= Written instruction =
Nothing after the line with "il33_err = [4.4, 8.2, 3.0, 5.9]" belongs in the copy; extract the lines below from the top through that line, pictures left out.

* * * * *

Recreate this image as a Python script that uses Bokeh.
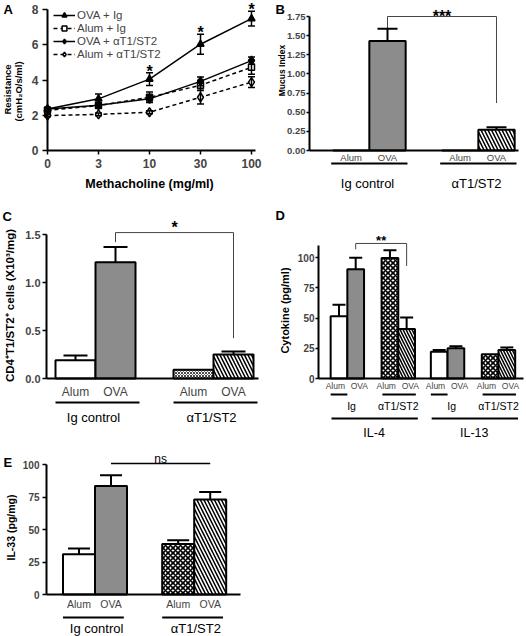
import math
from bokeh.plotting import figure
from bokeh.models import (ColumnDataSource, Range1d, LinearAxis, FixedTicker,
                          NumeralTickFormatter, Whisker, TeeHead, Legend, LegendItem)
from bokeh.layouts import column, row
from bokeh.core.properties import value, field
from bokeh.embed import file_html
from bokeh.resources import INLINE

FONT = "Liberation Sans"
GRAY = "#8c8c8c"

# ---------------- data ----------------
# A: airway resistance vs methacholine dose
doses = ["0", "3", "10", "30", "100"]
ova_ig = [2.35, 2.93, 4.05, 6.03, 7.48]
ova_ig_err = [0.10, 0.28, 0.36, 0.57, 0.42]
alum_ig = [2.28, 2.55, 3.02, 3.70, 4.72]
alum_ig_err = [0.08, 0.15, 0.30, 0.28, 0.40]
ova_at = [2.35, 2.57, 2.93, 3.92, 5.10]
ova_at_err = [0.08, 0.12, 0.18, 0.25, 0.20]
alum_at = [1.98, 2.05, 2.17, 3.02, 3.88]
alum_at_err = [0.06, 0.08, 0.08, 0.38, 0.30]
dose_sig = ["", "", "*", "*", "*"]
series_names = ["OVA + Ig", "Alum + Ig", "OVA + αT1/ST2", "Alum + αT1/ST2"]

conditions = ["Alum", "OVA"]
treatments = ["Ig control", "αT1/ST2"]

# B: mucus index
mucus = [0.0, 1.43, 0.0, 0.27]
mucus_err = [0.0, 0.16, 0.0, 0.035]
# C: CD4+T1/ST2+ cells
cd4 = [0.19, 1.21, 0.09, 0.25]
cd4_err = [0.05, 0.16, 0.0, 0.03]
# D: cytokines
cytokines = ["IL-4", "IL-13"]
treatments_short = ["Ig", "αT1/ST2"]
cytokine = [51.5, 90.3, 99.5, 41.0, 22.2, 24.9, 20.0, 23.5]
cytokine_err = [9.4, 9.5, 6.5, 9.4, 1.3, 1.7, 0.0, 2.2]
# E: IL-33
il33 = [31.0, 83.5, 38.8, 73.0]
il33_err = [4.4, 8.2, 3.0, 5.9]


# ---------------- helpers ----------------
def make_panel(L, T, W, H, px0, dx0, sx, py0, dy0, sy):
    x0 = dx0 - (px0 - L) / sx
    y1 = dy0 + (py0 - T) / sy
    p = figure(width=W, height=H, x_range=Range1d(x0, x0 + W / sx),
               y_range=Range1d(y1 - H / sy, y1), x_axis_type=None, y_axis_type=None,
               toolbar_location=None, output_backend="svg", min_border=0,
               outline_line_color=None)
    fx = lambda px: dx0 + (px - px0) / sx
    fy = lambda py: dy0 + (py0 - py) / sy
    return p, fx, fy


def txt(p, x, y, s, size, bold=False, align="center", baseline="middle", angle=0.0):
    p.text(x=[x], y=[y], text=[s], text_font=value(FONT),
           text_font_size=value(f"{size}px"),
           text_font_style="bold" if bold else "normal",
           text_align=align, text_baseline=baseline, angle=angle, text_color="black")


def y_axis(p, loc, bounds, ticks, fmt, size, tick_out, standoff):
    ax = LinearAxis(fixed_location=loc, bounds=bounds,
                    ticker=FixedTicker(ticks=ticks, minor_ticks=[]),
                    formatter=NumeralTickFormatter(format=fmt))
    ax.major_tick_out = tick_out
    ax.major_tick_in = 0
    ax.minor_tick_out = 0
    ax.minor_tick_in = 0
    ax.axis_line_width = 2
    ax.major_tick_line_width = 1.5
    ax.major_label_text_font = FONT
    ax.major_label_text_font_style = "bold"
    ax.major_label_text_font_size = f"{size}px"
    ax.major_label_standoff = standoff
    p.add_layout(ax, "left")
    return ax


def x_axis(p, bounds, ticks, labels, size, standoff, bold=False, tick_out=0):
    ax = LinearAxis(fixed_location=0, bounds=bounds,
                    ticker=FixedTicker(ticks=ticks, minor_ticks=[]))
    ax.major_label_overrides = {t: l for t, l in zip(ticks, labels)}
    ax.major_tick_out = tick_out
    ax.major_tick_in = 0
    ax.minor_tick_out = 0
    ax.minor_tick_in = 0
    ax.axis_line_width = 2
    ax.major_tick_line_width = 1.5
    ax.major_label_text_font = FONT
    ax.major_label_text_font_style = "bold" if bold else "normal"
    ax.major_label_text_font_size = f"{size}px"
    ax.major_label_standoff = standoff
    p.add_layout(ax, "below")
    return ax


def draw_bars(p, xs, tops, errs, groups, conds, cap, xscale, dscale, xweight=1.6):
    fills, pats, hs, hw = [], [], [], []
    for g, c in zip(groups, conds):
        if g == 0:
            fills.append("white" if c == 0 else GRAY)
            pats.append(" ")
            hs.append(6)
            hw.append(1)
        else:
            fills.append("white")
            if c == 0:
                pats.append("x")
                hs.append(xscale)
                hw.append(xweight)
            else:
                pats.append("\\")
                hs.append(dscale)
                hw.append(1.5)
    src = ColumnDataSource(dict(x=xs, top=tops, fill=fills, pat=pats, hs=hs, hw=hw))
    p.vbar(x="x", top="top", width=1.0, bottom=0, source=src, fill_color="fill",
           line_color="black", line_width=2, hatch_pattern=field("pat"),
           hatch_color="black", hatch_scale="hs", hatch_weight="hw")
    ex = [x for x, e in zip(xs, errs) if e > 0]
    lo = [t for t, e in zip(tops, errs) if e > 0]
    hi = [t + e for t, e in zip(tops, errs) if e > 0]
    esrc = ColumnDataSource(dict(x=ex, lo=lo, hi=hi))
    p.add_layout(Whisker(base="x", lower="lo", upper="hi", source=esrc, level="annotation",
                         line_width=2, line_color="black",
                         upper_head=TeeHead(size=cap, line_width=2, line_color="black"),
                         lower_head=None))


def group_marks(p, centers, rel, ul_y, lab_rel, lab_y, labels, size, lw=2):
    p.segment(x0=[c + rel[0] for c in centers], y0=[ul_y] * len(centers),
              x1=[c + rel[1] for c in centers], y1=[ul_y] * len(centers),
              line_width=lw, line_color="black")
    p.text(x=[c + lab_rel for c in centers], y=[lab_y] * len(centers), text=labels,
           text_font=value(FONT), text_font_size=value(f"{size}px"),
           text_align="center", text_baseline="middle", text_color="black")


# ---------------- Panel A ----------------
pA, fxA, fyA = make_panel(0, 0, 270, 200, 47, 0, 51.0, 150, 0, 17.625)
xsA = list(range(len(doses)))
specs = [(ova_ig, ova_ig_err, "solid", "triangle", "black", 7),
         (alum_ig, alum_ig_err, "4 3", "square", "white", 6),
         (ova_at, ova_at_err, "solid", "diamond", "black", 9),
         (alum_at, alum_at_err, "4 3", "diamond", "white", 9)]
items = []
for name, (ys, es, dash, marker, fill, size) in zip(series_names, specs):
    src = ColumnDataSource(dict(x=xsA, y=ys, lo=[y - e for y, e in zip(ys, es)],
                                hi=[y + e for y, e in zip(ys, es)]))
    pA.add_layout(Whisker(base="x", lower="lo", upper="hi", source=src, level="annotation",
                          line_width=1.5, line_color="black",
                          upper_head=TeeHead(size=7, line_width=1.5),
                          lower_head=TeeHead(size=7, line_width=1.5)))
    lr = pA.line("x", "y", source=src, line_width=1.5, line_color="black", line_dash=dash)
    sr = pA.scatter("x", "y", source=src, marker=marker, size=size, fill_color=fill,
                    line_color="black", line_width=1.5)
    items.append(LegendItem(label=name, renderers=[lr, sr]))

y_axis(pA, 0, (0, 8), [0, 2, 4, 6, 8], "0", 12, 5, 4)
x_axis(pA, (0, fxA(255)), xsA, doses, 12, 4, bold=True, tick_out=4)

sx_ = [i for i, s in enumerate(dose_sig) if s]
pA.text(x=sx_, y=[ova_ig[i] + ova_ig_err[i] + 0.1 for i in sx_],
        text=[dose_sig[i] for i in sx_], text_font=value(FONT),
        text_font_size=value("16px"), text_font_style="bold",
        text_align="center", text_baseline="middle")

txt(pA, fxA(3), fyA(1), "A", 13, bold=True, align="left", baseline="top")
txt(pA, fxA(7), fyA(89), "Resistance", 9.5, bold=True, angle=math.pi / 2)
txt(pA, fxA(18), fyA(91), "(cmH₂O/s/ml)", 9.5, bold=True, angle=math.pi / 2)
txt(pA, fxA(149), fyA(183), "Methacholine (mg/ml)", 12.5, bold=True)

legA = Legend(items=items, location=(53, 140), padding=0, spacing=1, margin=0,
              label_height=12, glyph_height=12, glyph_width=22, label_standoff=2,
              label_text_font=FONT, label_text_font_size="11.5px",
              border_line_color=None, background_fill_alpha=0)
pA.add_layout(legA)

# ---------------- Panel B ----------------
pB, fxB, fyB = make_panel(270, 0, 256, 200, 387, 1, 36.333, 150, 0, 76.571)
gB = [g for g in range(2) for j in range(2)]
cB = [j for g in range(2) for j in range(2)]
xB = [j + g * 3.0 for g, j in zip(gB, cB)]
draw_bars(pB, xB, mucus, mucus_err, gB, cB, 20, 5, 7)
y_axis(pB, fxB(309), (0, 1.75), [0, 0.25, 0.5, 0.75, 1.0, 1.25, 1.5, 1.75], "0.00", 9.5, 3, 1)
x_axis(pB, (fxB(309), fxB(518)), xB, [conditions[c] for c in cB], 9.5, 1)
group_marks(pB, [0.0, 3.0], (-0.55, 1.55), fyB(163), 0.45, fyB(183), treatments, 13)
pB.line(x=[xB[1], xB[1], xB[3], xB[3]],
        y=[mucus[1] + mucus_err[1], 1.75, 1.75, 0.62], line_width=1, line_color="#444444")
txt(pB, (xB[1] + xB[3]) / 2, fyB(16), "***", 16, bold=True)
txt(pB, fxB(275), fyB(1), "B", 13, bold=True, align="left", baseline="top")
txt(pB, fxB(281), fyB(70), "Mucus Index", 8.5, bold=True, angle=math.pi / 2)

# ---------------- Panel C ----------------
pC, fxC, fyC = make_panel(0, 200, 270, 240, 75, 0, 40.0, 378, 0, 96.0)
xC = [j + g * 2.95 for g, j in zip(gB, cB)]
draw_bars(pC, xC, cd4, cd4_err, gB, cB, 24, 3, 7, xweight=0.7)
y_axis(pC, fxC(46), (0, 1.5), [0, 0.5, 1.0, 1.5], "0.0", 11, 4, 2)
x_axis(pC, (fxC(46), fxC(258)), xC, [conditions[c] for c in cB], 12, 6)
group_marks(pC, [0.0, 2.95], (-0.5, 1.6), fyC(402), 0.45, fyC(417), treatments, 13)
pC.line(x=[xC[1], xC[1], xC[3], xC[3]],
        y=[cd4[1] + cd4_err[1] + 0.05, 1.52, 1.52, 0.42], line_width=1, line_color="#444444")
txt(pC, (xC[1] + xC[3]) / 2, fyC(226.5), "*", 16, bold=True)
txt(pC, fxC(2), fyC(208), "C", 13, bold=True, align="left", baseline="top")
txt(pC, fxC(9), fyC(305), "CD4⁺T1/ST2⁺ cells (X10³/mg)", 11.5, bold=True, angle=math.pi / 2)

# ---------------- Panel D ----------------
pD, fxD, fyD = make_panel(270, 200, 256, 240, 338.5, 0, 16.7, 378, 0, 1.21)
cD = [c for c in range(2) for g in range(2) for j in range(2)]
gD = [g for c in range(2) for g in range(2) for j in range(2)]
jD = [j for c in range(2) for g in range(2) for j in range(2)]
xD = [round(j + g * 3.05 + c * 6.0, 3) for c, g, j in zip(cD, gD, jD)]
draw_bars(pD, xD, cytokine, cytokine_err, gD, jD, 13, 5, 6)
y_axis(pD, fxD(318), (0, 110), [0, 25, 50, 75, 100], "0", 10, 3, 1)
labD = [round(x + (-0.22 if j == 0 else 0.22), 3) for x, j in zip(xD, jD)]
x_axis(pD, (fxD(318), fxD(523)), labD, [conditions[j] for j in jD], 8.5, 2)
for g, rel, lab_rel in [(0, (-0.5, 0.5), 0.75), (1, (-0.45, 1.55), 0.5)]:
    centers = [c * 6.0 + g * 3.05 for c in range(2)]
    group_marks(pD, centers, rel, fyD(394), lab_rel, fyD(405),
                [treatments_short[g]] * 2, 10.5)
group_marks(pD, [0.0, 6.0], (-0.45, 4.72), fyD(418), 2.1, fyD(432), cytokines, 12.5)
pD.line(x=[xD[1], xD[1], xD[3], xD[3]],
        y=[cytokine[1] + cytokine_err[1] + 7, 111.6, 111.6, 93], line_width=1,
        line_color="#444444")
txt(pD, (xD[1] + xD[3]) / 2, fyD(240), "**", 13, bold=True)
txt(pD, fxD(275), fyD(207), "D", 13, bold=True, align="left", baseline="top")
txt(pD, fxD(284), fyD(310), "Cytokine (pg/ml)", 11, bold=True, angle=math.pi / 2)

# ---------------- Panel E ----------------
pE, fxE, fyE = make_panel(0, 440, 270, 196, 78.5, 0, 32.0, 594, 0, 1.3)
xE = [round(j + g * 3.1, 3) for g, j in zip(gB, cB)]
draw_bars(pE, xE, il33, il33_err, gB, cB, 22, 5, 7)
y_axis(pE, fxE(46), (0, 100), [0, 25, 50, 75, 100], "0", 10, 4, 3)
x_axis(pE, (fxE(46), fxE(240)), xE, [conditions[c] for c in cB], 10.5, 3)
group_marks(pE, [0.0, 3.1], (-0.5, 1.4), fyE(617), 0.55, fyE(628), treatments, 13)
pE.line(x=[xE[1], xE[3]], y=[fyE(463), fyE(463)], line_width=1.5, line_color="black")
txt(pE, (xE[1] + xE[3]) / 2, fyE(458), "ns", 12, baseline="alphabetic")
txt(pE, fxE(3), fyE(454), "E", 13, bold=True, align="left", baseline="top")
txt(pE, fxE(10), fyE(527), "IL-33 (pg/mg)", 10.5, bold=True, angle=math.pi / 2)

layout = column(row(pA, pB), row(pC, pD), row(pE))
open("out.html", "w").write(file_html(layout, INLINE))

* * * * *

= Finished exercise =
Recreate this image as a Python script that uses Bokeh.
import math
from bokeh.plotting import figure
from bokeh.models import (ColumnDataSource, Range1d, LinearAxis, FixedTicker,
                          NumeralTickFormatter, Whisker, TeeHead, Legend, LegendItem)
from bokeh.layouts import column, row
from bokeh.core.properties import value, field
from bokeh.embed import file_html
from bokeh.resources import INLINE

FONT = "Liberation Sans"
GRAY = "#8c8c8c"

# ---------------- data ----------------
# A: airway resistance vs methacholine dose
doses = ["0", "3", "10", "30", "100"]
ova_ig = [2.35, 2.93, 4.05, 6.03, 7.48]
ova_ig_err = [0.10, 0.28, 0.36, 0.57, 0.42]
alum_ig = [2.28, 2.55, 3.02, 3.70, 4.72]
alum_ig_err = [0.08, 0.15, 0.30, 0.28, 0.40]
ova_at = [2.35, 2.57, 2.93, 3.92, 5.10]
ova_at_err = [0.08, 0.12, 0.18, 0.25, 0.20]
alum_at = [1.98, 2.05, 2.17, 3.02, 3.88]
alum_at_err = [0.06, 0.08, 0.08, 0.38, 0.30]
dose_sig = ["", "", "*", "*", "*"]
series_names = ["OVA + Ig", "Alum + Ig", "OVA + αT1/ST2", "Alum + αT1/ST2"]

conditions = ["Alum", "OVA"]
treatments = ["Ig control", "αT1/ST2"]

# B: mucus index
mucus = [0.0, 1.43, 0.0, 0.27]
mucus_err = [0.0, 0.16, 0.0, 0.035]
# C: CD4+T1/ST2+ cells
cd4 = [0.19, 1.21, 0.09, 0.25]
cd4_err = [0.05, 0.16, 0.0, 0.03]
# D: cytokines
cytokines = ["IL-4", "IL-13"]
treatments_short = ["Ig", "αT1/ST2"]
cytokine = [51.5, 90.3, 99.5, 41.0, 22.2, 24.9, 20.0, 23.5]
cytokine_err = [9.4, 9.5, 6.5, 9.4, 1.3, 1.7, 0.0, 2.2]
# E: IL-33
il33 = [31.0, 83.5, 38.8, 73.0]
il33_err = [4.4, 8.2, 3.0, 5.9]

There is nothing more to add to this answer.